Yesterday was my 4th blogiversary. I’ve written 403 essays about my kids, my thyroid, my fear of death and impatience in public bathrooms, and my penchant for shopping (among other noteworthy topics). I didn’t post anything yesterday because (1) I was scheduled to publish a piece for the Sensory Spectrum July Blog Hop (if you missed it, you can read it here) and (2) I was on an airplane for most of the day with two kids and a puppy. I didn’t publish anything about the flight or our visit with my folks either because I very purposely wanted to take the trip without feeling a need or an obligation to write about it.
I watched Ed Sheeran perform on the “Today” show last Friday, and I was struck by how many people in the crowd had their phones in front of their faces to record the concert. Instead of having a real connection with the performance, they watched it through a tiny screen. Sometimes that’s what blogging feels like. Instead of feeling what’s happening in my life, I experience whatever It is – through a lens, and as soon as It becomes a possible blog post, status update, or tweet, I feel like I’m floating away from It rather than being a part of It.
The upside to blogging is huge. Writing – like yoga, running, or watching “Orange Is The New Black” – has become a daily practice that keeps me grounded. On many occasions, it’s kept me from losing my mind, like when I had to have my first (and second) colonoscopy or when Dylan was diagnosed with sensory processing disorder or when Harry got sick and died. During those times (and countless others), writing has saved me. Writing isn’t so much what I do as it’s who I am.
With the blog, I’ve had the opportunity to use this living, breathing record of my life to connect with others.
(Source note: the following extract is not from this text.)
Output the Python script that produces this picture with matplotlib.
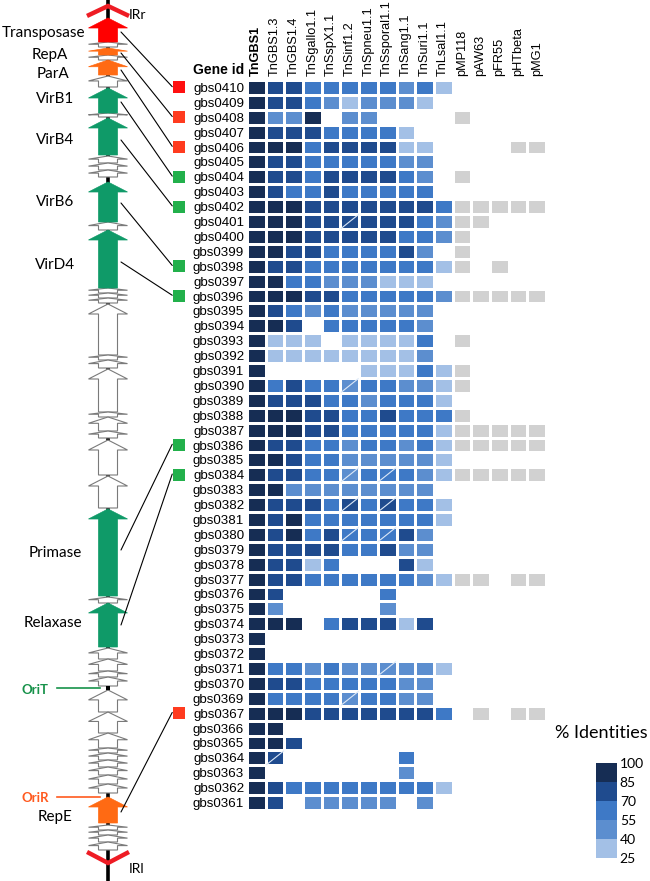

Sometimes I wonder how I ever had the audacity to click “publish” in the first place! The blog was my (crazy) idea, and, in turn, it’s inspired me to go places, tackle issues, and open myself up in ways I never could’ve imagined. Audacious or insane, I’m grateful for the 403 essays so far that have captured the story of my life.
But there’s a downside, too. Maintaining a blog means there’s pressure to produce, anxiety about readership, angst over deadlines, status updates, and tweets, and good old-fashioned fear of failure. If I weren’t consumed with what to write about next or how to get published on “HuffPost Parents,” I’d probably be caught up on my family photo albums (maybe). I’d also have more patience, spend less time staring at a screen, and (gulp) be more present with my kids and husband. The Runaway Mama allows me to work toward a writing career and be there for my kids, but funny enough, it prevents me from being “there” a lot of the time.
As I enter year five of The Runaway Mama, I hope to find a better balance between the joy of writing, the urge to blog, and the desire to live my life without a lens. After all, it’s in the act of living that stories are made. Speaking of which, while we were away, an old lady with very long and pointy fingers yelled at Riley on the airplane for no reason and I wanted to kill her with my bare hands, Dylan lost a tooth, Gertie fell down a flight of stairs (she’s okay), I got pink-eye (of course), we watched Nathan’s Famous Hot Dog Eating Contest live on television, I walked through the most gorgeous Whole Foods ever, Riley fell in love with my mom’s homemade ice cream pie (with good reason), Mike didn’t work (mostly), I read a book (an actual book!), and I didn’t blog about any of it…yet.
As always, thanks for reading and sharing.